The Republican and the Democratic Party/UN could not be further apart on this issue.
Since the Trump Administration has taken office, it has followed through on its position on this matter:
- It has curtailed the announcements made by the Quartet, and none of them refer to an “occupation” of “Palestinian territory” being “illegal”;
- In June 2019, the U.S. Ambassador to Israel David Friedman said that “Under certain circumstances, I think Israel has the right to retain some, but unlikely all, of the West Bank,“; and
- U.S. Middle East envoy Jason Greenblatt also stated in June that “We might get there [to peace] if people stop pretending settlements, or what I prefer to call ‘neighborhoods and cities,’ are the reason for the lack of peace.“
While the two positions seem incompatible, they need not be.
The Republican position is completely logical. Further, how can there really be an enduring peace assuming the Democratic position of blessing an Arab Jew-free state? How can “progressives” support the antisemitic notion that Jews should be banned from living somewhere, let alone, in parts of their homeland?
The Democratic position also has logic. The Palestinian Arabs and the broader Arab world are insistent on Palestinian sovereignty. While sovereignty is NOT an “inalienable right” which the biased United Nations bestowed upon the Palestinians uniquely (only self-determination is an inalienable right of all people), it might not be a bad solution to the current impasse. Should the Palestinian Arabs obtain sovereignty, they will require defined borders. However, such new state of Palestine need not – and should not – be based on the antisemitic notion that Jews cannot live there.

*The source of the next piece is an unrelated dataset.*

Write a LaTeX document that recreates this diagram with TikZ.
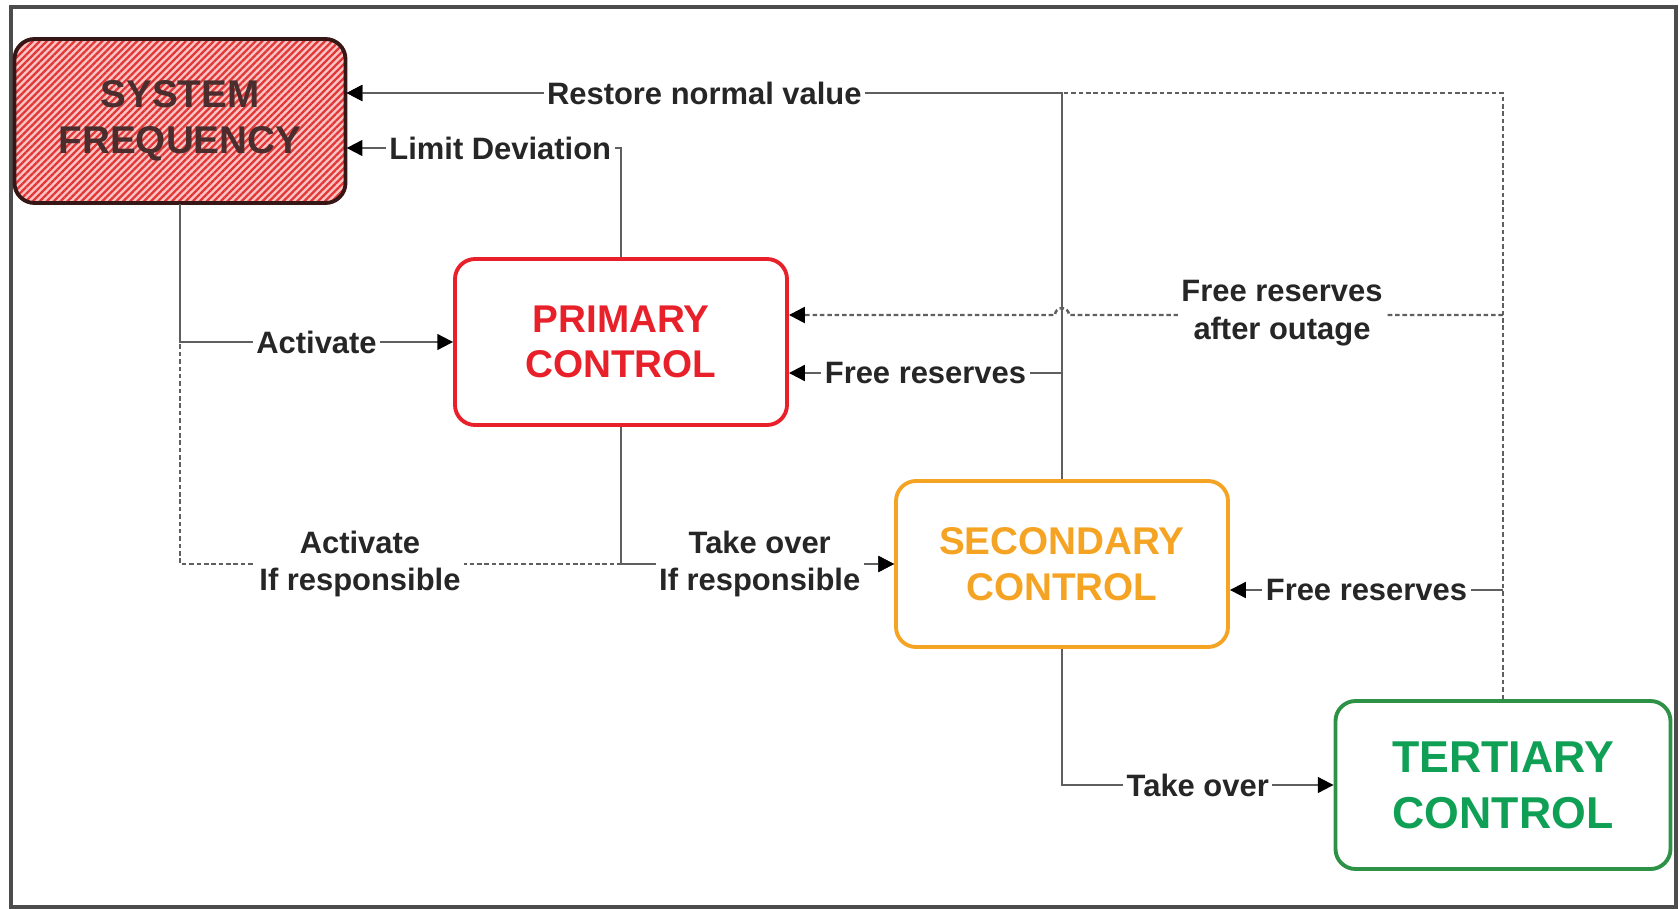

The blend of the positions might be that Palestinians obtain sovereignty over a portion of the land, say in Gaza and land east of the security barrier which Israel built to stem the waves of Palestinian terrorists. It is consistent with both the Democrats and Republicans stated positions of caring about Israel’s security, while acknowledging the substance of the Republican position that the “1967 borders” are arbitrary and not borders, and the Democratic position that a two-state solution is the best path towards a peaceful settlement.
The Trump administration has not yet revealed the political portion of its Middle East plan and may not do so until after the Israeli elections scheduled for September 17. It might call for a new independent Palestinian State on the lines above, or it might suggest some sort of confederation with Jordan, which poses its own issues for Jordan’s King Abdullah.
Either way, the Republicans have clearly broken with the notion endorsed by the Unsavory UN and the Democratic Party that Israel illegally occupies Palestinian Land, and will advance a peace proposal on such basis.